Two Sisters by Sarah Davachi is a collection of extended compositions for chamber ensemble and solo pipe organ including carillon (a keyboard instrument comprised of very large cast-iron bells), choir, string quartet, low woodwinds, and trombone quartet, alongside sine tones and electronic drones.
The Canadian-born and Los Angeles-based composer has prowess in both analog and digital mediums, and has centered her practice around the push and play between the two. A dazzling performer and arranger whether behind a pipe organ or a paired down synth setup, Davachi has written wondrous music largely edited down from hours of home recording. Her records are largely about the art of making, whatever instruments at her disposal often inform the intent before she shapes them into tangible statements of purpose. They also are largely about Davachi as a musician: Recurring motifs and approaches appear across her body of work. While some of that comes naturally to modern classical music, it's clear that there is intention behind these moves. Her latest LP entitled Two Sisters continues this practice to great effect.

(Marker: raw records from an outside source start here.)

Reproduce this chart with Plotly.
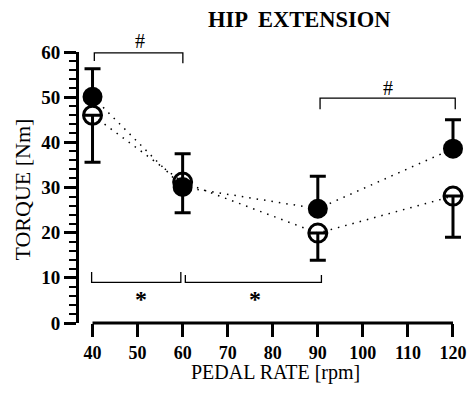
import plotly.graph_objects as go

pedal_rate = [40, 60, 90, 120]
filled_torque = [50.1, 30.1, 25.3, 38.6]
filled_err_up = [6.2, 7.4, 7.2, 6.4]
open_torque = [46.0, 31.2, 19.9, 28.1]
open_err_down = [10.4, 6.8, 6.0, 9.1]

x_ticks = [40, 50, 60, 70, 80, 90, 100, 110, 120]
y_ticks = [0, 10, 20, 30, 40, 50, 60]

Y_MAX = 60
FONT = "Liberation Serif"

fig = go.Figure()

fig.add_trace(go.Scatter(
    x=pedal_rate, y=open_torque, mode="lines+markers",
    line=dict(color="black", width=1.5, dash="1.5px,6px"),
    marker=dict(symbol="circle-open", size=18, color="black", line=dict(width=3, color="black")),
    error_y=dict(type="data", symmetric=False, array=[0]*4, arrayminus=open_err_down,
                 color="black", thickness=3, width=8),
    cliponaxis=False, showlegend=False))

fig.add_trace(go.Scatter(
    x=pedal_rate, y=filled_torque, mode="lines+markers",
    line=dict(color="black", width=1.5, dash="1.5px,6px"),
    marker=dict(symbol="circle", size=20, color="black"),
    error_y=dict(type="data", symmetric=False, array=filled_err_up, arrayminus=[0]*4,
                 color="black", thickness=3, width=8),
    cliponaxis=False, showlegend=False))


def py(v):
    return v / Y_MAX


def bracket(x0, x1, yline, ytip0, ytip1):
    fig.add_shape(type="path",
                  path=f"M {x0},{py(ytip0)} L {x0},{py(yline)} L {x1},{py(yline)} L {x1},{py(ytip1)}",
                  xref="x", yref="paper", line=dict(color="black", width=1.3))


# significance brackets
bracket(40.4, 60.05, 59.8, 58.0, 57.5)
bracket(90.5, 120.5, 49.8, 47.3, 47.3)
bracket(39.8, 59.6, 9.0, 11.3, 11.3)
bracket(60.6, 90.8, 9.0, 10.6, 10.6)

# x axis line (spans 40..120)
fig.add_shape(type="line", x0=40, x1=120, y0=0, y1=0, xref="x", yref="paper",
              line=dict(color="black", width=3))

ann_font = dict(family=FONT, size=20, color="black")
fig.add_annotation(x=50.5, y=py(62.4), xref="x", yref="paper", text="#", showarrow=False,
                   font=ann_font, xanchor="center", yanchor="middle")
fig.add_annotation(x=105.6, y=py(52.0), xref="x", yref="paper", text="#", showarrow=False,
                   font=ann_font, xanchor="center", yanchor="middle")
fig.add_annotation(x=50.7, y=py(5.4), xref="x", yref="paper", text="<b>*</b>", showarrow=False,
                   font=dict(family=FONT, size=24, color="black"), xanchor="center", yanchor="middle")
fig.add_annotation(x=76.0, y=py(5.4), xref="x", yref="paper", text="<b>*</b>", showarrow=False,
                   font=dict(family=FONT, size=24, color="black"), xanchor="center", yanchor="middle")

# titles (placed in pixels, converted to paper coordinates below)
fig.add_annotation(x=302, y=19, xref="paper", yref="paper", text="<b>HIP  EXTENSION</b>",
                   showarrow=False, font=dict(family=FONT, size=22.5, color="black"))
fig.add_annotation(x=278, y=372, xref="paper", yref="paper", text="PEDAL RATE [rpm]",
                   showarrow=False, font=dict(family=FONT, size=20, color="black"))
fig.add_annotation(x=21, y=190, xref="paper", yref="paper", text="TORQUE [Nm]", textangle=-90,
                   showarrow=False, font=dict(family=FONT, size=22, color="black"))

L, R, T, B = 79, 8, 52, 70
W, H = 474, 393
pw, ph = W - L - R, H - T - B
for a in fig.layout.annotations[-3:]:
    a.x = (a.x - L) / pw
    a.y = 1 - (a.y - T) / ph
    a.xanchor = "center"
    a.yanchor = "middle"

fig.update_layout(
    width=W, height=H,
    margin=dict(l=L, r=R, t=T, b=B, pad=0),
    paper_bgcolor="white", plot_bgcolor="white",
    font=dict(family=FONT, color="black"),
    xaxis=dict(range=[37, 122], showgrid=False, zeroline=False, showline=False,
               tickvals=x_ticks, ticks="outside", ticklen=13, tickwidth=3, tickcolor="black",
               tickfont=dict(family=FONT, size=18, color="black", weight="bold")),
    yaxis=dict(range=[0, Y_MAX], showgrid=False, zeroline=False, showline=True,
               linecolor="black", linewidth=3,
               tickvals=y_ticks, ticks="outside", ticklen=12, tickwidth=3, tickcolor="black",
               tickfont=dict(family=FONT, size=19, color="black", weight="bold"),
               minor=dict(dtick=2, ticks="outside", ticklen=7, tickwidth=2, tickcolor="black")),
)

fig.write_html("out.html")
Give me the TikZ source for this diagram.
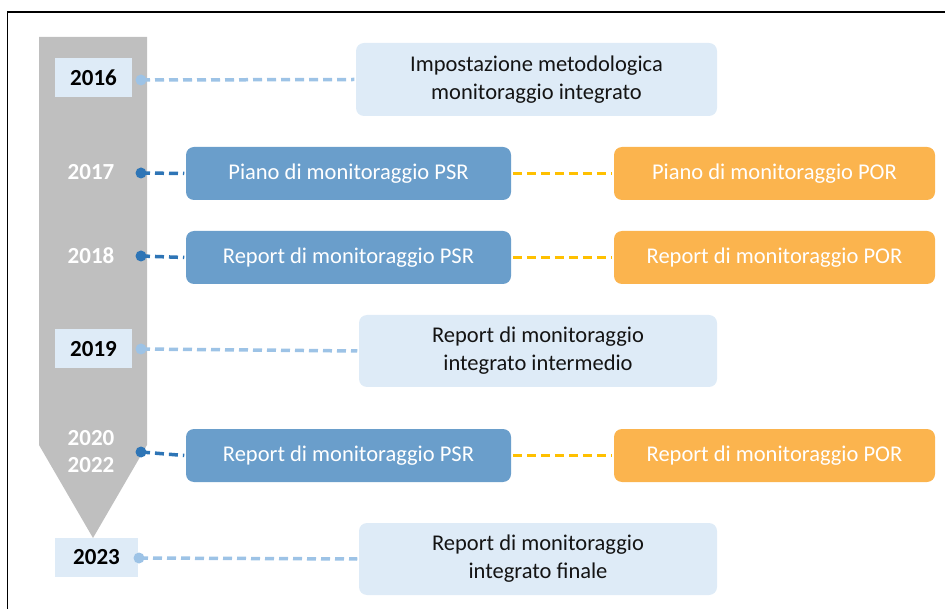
\documentclass[tikz,border=0pt]{standalone}
\usepackage{fontspec}
\setmainfont{Carlito}
\usepackage{xcolor}
\usepackage{tikz}

\definecolor{barGray}{RGB}{191,191,191}
\definecolor{paleBlue}{RGB}{222,235,247}
\definecolor{psrBlue}{RGB}{106,158,203}
\definecolor{porOrange}{RGB}{251,180,78}
\definecolor{lineLight}{RGB}{157,195,230}
\definecolor{lineDark}{RGB}{46,117,182}
\definecolor{lineOrange}{RGB}{255,192,0}
\definecolor{textDark}{RGB}{20,20,20}

\begin{document}
\begin{tikzpicture}[x=1pt, y=-1pt, line width=3.5pt,
    every node/.style={font=\fontsize{22.5}{28}\selectfont, inner sep=0pt},
    pale/.style={fill=paleBlue, rounded corners=8pt, minimum width=358pt, minimum height=72pt, align=center, text=textDark},
    psr/.style={fill=psrBlue, rounded corners=8pt, minimum width=325pt, minimum height=53pt, text=white},
    por/.style={fill=porOrange, rounded corners=8pt, minimum width=321pt, minimum height=53pt, text=white},
    yearbox/.style={fill=paleBlue, minimum height=39pt, text=black, font=\fontsize{23}{24}\selectfont\bfseries},
    yearbar/.style={text=white, align=center, font=\fontsize{23}{27}\selectfont\bfseries},
    ldot/.style={circle, fill=lineLight, minimum size=11pt},
    ddot/.style={circle, fill=lineDark, minimum size=11pt},
    lightdash/.style={lineLight, dash pattern=on 9pt off 5pt},
    darkdash/.style={lineDark, dash pattern=on 9pt off 5pt},
    orangedash/.style={lineOrange, dash pattern=on 9pt off 5pt}]
    \useasboundingbox (0,0) rectangle (945,609);
    \draw[line width=1.5pt] (7.5,615) -- (7.5,12) -- (950,12);

    % timeline bar
    \fill[barGray] (39,37) -- (147,37) -- (147,445) -- (93,538) -- (39,445) -- cycle;

    % years
    \node[yearbox, minimum width=77pt] (y2016) at (93.5,77.5) {2016};
    \node[yearbar] (y2017) at (91,172) {2017};
    \node[yearbar] (y2018) at (91,256) {2018};
    \node[yearbox, minimum width=77pt] (y2019) at (93.5,349) {2019};
    \node[yearbar] (y2020) at (91,451.5) {2020\\2022};
    \node[yearbox, minimum width=83pt] (y2023) at (96.5,557.5) {2023};

    % activities
    \node[pale, minimum width=361pt, minimum height=73pt] (imp) at (536.5,79.5) {Impostazione metodologica\\monitoraggio integrato};
    \node[psr] (psrA) at (348.5,173.5) {Piano di monitoraggio PSR};
    \node[por] (porA) at (774.5,173.5) {Piano di monitoraggio POR};
    \node[psr] (psrB) at (348.5,257.5) {Report di monitoraggio PSR};
    \node[por] (porB) at (774.5,257.5) {Report di monitoraggio POR};
    \node[pale] (mid) at (538,351) {Report di monitoraggio\\integrato intermedio};
    \node[psr] (psrC) at (348.5,455.5) {Report di monitoraggio PSR};
    \node[por] (porC) at (774.5,455.5) {Report di monitoraggio POR};
    \node[pale] (fin) at (538,559) {Report di monitoraggio\\integrato finale};

    % connectors
    \coordinate (d2016) at (141,80);
    \coordinate (d2017) at (141,173);
    \coordinate (d2018) at (141,256);
    \coordinate (d2019) at (141,349);
    \coordinate (d2020) at (141,452);
    \coordinate (d2023) at (139,558);
    \draw[lightdash] (d2016) -- (imp.west);
    \draw[darkdash] (d2017) -- (psrA.west);
    \draw[darkdash] (d2018) -- (psrB.west);
    \draw[lightdash] (d2019) -- (mid.west);
    \draw[darkdash] (d2020) -- (psrC.west);
    \draw[lightdash] (d2023) -- (fin.west);
    \draw[orangedash] (psrA.east) -- (porA.west);
    \draw[orangedash] (psrB.east) -- (porB.west);
    \draw[orangedash] (psrC.east) -- (porC.west);
    \node[ldot] at (d2016) {};
    \node[ddot] at (d2017) {};
    \node[ddot] at (d2018) {};
    \node[ldot] at (d2019) {};
    \node[ddot] at (d2020) {};
    \node[ldot] at (d2023) {};
\end{tikzpicture}
\end{document}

Sarah Davachi is an artist that understands the power of conceptual thinking. The title is borrowed from dialogue in the 1981 film Possession in which Isabelle Adjani’s character describes her psychological state as being a battle between “two sisters of faith and chance.” The events and themes of Possession are governed by a similar binary. While not directly inspired by the content of the film itself, Davachi applies a like-minded intention in two fold with the instrumentation and sequencing. The album starts and ends with nearly identical bell phrasing, while the tracks between the bookends deal with mirrored organ, string and chamber pieces. While undoubtedly meant to be referential to the film, these sonic ideals are also a reflection of Sarah Davachi’s natural and intensive progression as a musician.
Far from a concept album in the traditional sense, Two Sisters is instead another demarcation of her continued mastery of composition, albeit one intertwined with a movie that speaks a kindred language.